Secondo tutti i sondaggi, sarà una corsa a due: a disputarsi la presidenza (e il controllo del parlamento) alle elezioni di oggi in Ecuador saranno il presidente uscente di destra Daniel Noboa, in cerca della rielezione per un mandato completo, e la rappresentante della Rivoluzione cittadina Luisa González, appoggiata dall’ex capo di Stato Rafael Correa e già sconfitta da Noboa alle elezioni anticipate del 2023.
Ancora una volta, correismo versus anticorreismo. E, con ogni probabilità, sarà il ballottaggio del 13 aprile a decidere chi dei due avrà la meglio, per quanto il grido «un turno solo» si sia alzato durante la chiusura della campagna elettorale sia di Noboa, il quale ha evocato un «nuovo ciclo» per il paese nel segno dell’ordine, della sicurezza, degli investimenti, delle opportunità per i giovani e via dicendo, sia di González, che ha chiesto a gran voce una svolta dopo le nefaste presidenze di Lenin Moreno, di Guillermo Lasso e infine del suo avversario. «Volete altri quattro anni così? Non ce la facciamo più, il paese è esausto», ha dichiarato la candidata con cui il correismo spera di tornare al potere dopo 8 anni, puntando il dito contro governanti che, ha detto, «non sanno cosa sentiamo, non sanno come viviamo, non intendono altro che i propri capricci e le proprie vanità».
TUTTI LONTANISSIMI dai due favoriti gli altri 14 candidati, compreso il presidente della potente Confederazione delle nazionalità indigene dell’Ecuador (Conaie) Leonidas Iza, candidato per Pachakutik, che ne rappresenta il braccio politico, in alternativa tanto alla destra quanto al correismo. Per quanto il voto rurale possa venir sottostimato dai sondaggi, il misero 2,6% di cui Iza è accreditato non può non destare sorpresa, considerando l’enorme potere di mobilitazione della Conaie (e i suoi tanti conti in sospeso con Rafael Correa, soprattutto sul terreno dell’estrattivismo).
Sotto la presidenza di Iza, il quale si definisce anticapitalista, anti-imperialista, anti-patriarcale e di sinistra, la Conaie ha comunque accorciato la distanza con il correismo, fino a dare il via libera a una sorta di patto di non aggressione tra le forze progressiste che potrebbe alla fine risultare determinante per la vittoria di Luisa González.
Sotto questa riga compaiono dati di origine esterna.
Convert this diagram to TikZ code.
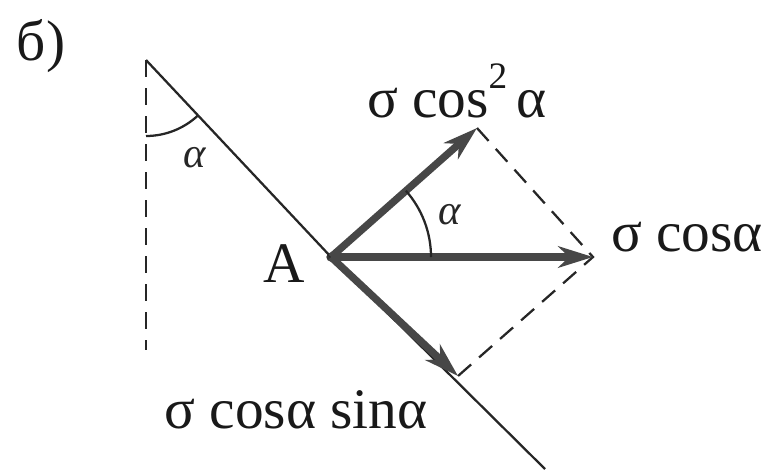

Di una svolta, del resto, il paese avrebbe urgente bisogno, di fronte alla profonda crisi economica, energetica, sociale e istituzionale in atto, per di più accompagnata dall’allarmante aumento della repressione statale, di cui il caso più eclatante, ma non certo l’unico, è quello dei quattro adolescenti afroecuadoriani del quartiere Las Malvinas di Guayaquil, una comunità maggioritariamente nera e povera, fermati da un gruppo di militari e poi trovati carbonizzati.
UN CASO CHE AVEVA SCOSSO profondamente il paese ma non il suo presidente, il quale, durante un dibattito tra candidati durante la campagna elettorale, non aveva saputo neppure ripetere i nomi dei quattro adolescenti (che noi vogliamo invece ricordare: Steven Medina, Saúl Arboleda e i fratelli Ismael e Josué Arroyo).
Se la dichiarazione da parte del governo Noboa, un anno fa, di un «conflitto armato interno» – con l’autorizzazione ai militari a intervenire contro la criminalità organizzata come se fossero in guerra – non ha reso l’Ecuador un paese più sicuro, sono invece cresciuti i casi di violazione dei diritti umani: come denuncia Iza, «sono stati processati più di 20mila giovani, di cui però solo 350-500 avevano un qualche vincolo reale con attività illegali». E a ciò si aggiunge, afferma, un «clima di razzismo strutturale»: «se qualcuno vede un afrodiscendente, lo considera un criminale; si vede un indigeno lo accusa di terrorismo e se vede un povero lo stigmatizza».
Una svolta, tuttavia, è tutt’altro che scontata, tanto più che Noboa, nato a Miami, può contare anche sul sostegno di Trump – al cui insediamento è stato tra i pochi presidenti latinoamericani invitati -, in un paese in cui l’ambasciata Usa esercita una forte influenza sul governo.
E NOBOA IL SUO DOVERE nei confronti dei suoi amici nordamericani l’ha fatto, consentendo l’installazione di una base militare statunitense nientedimeno che alle Galapagos, incurante delle minacce al delicato ecosistema marino esplorato e studiato da Darwin.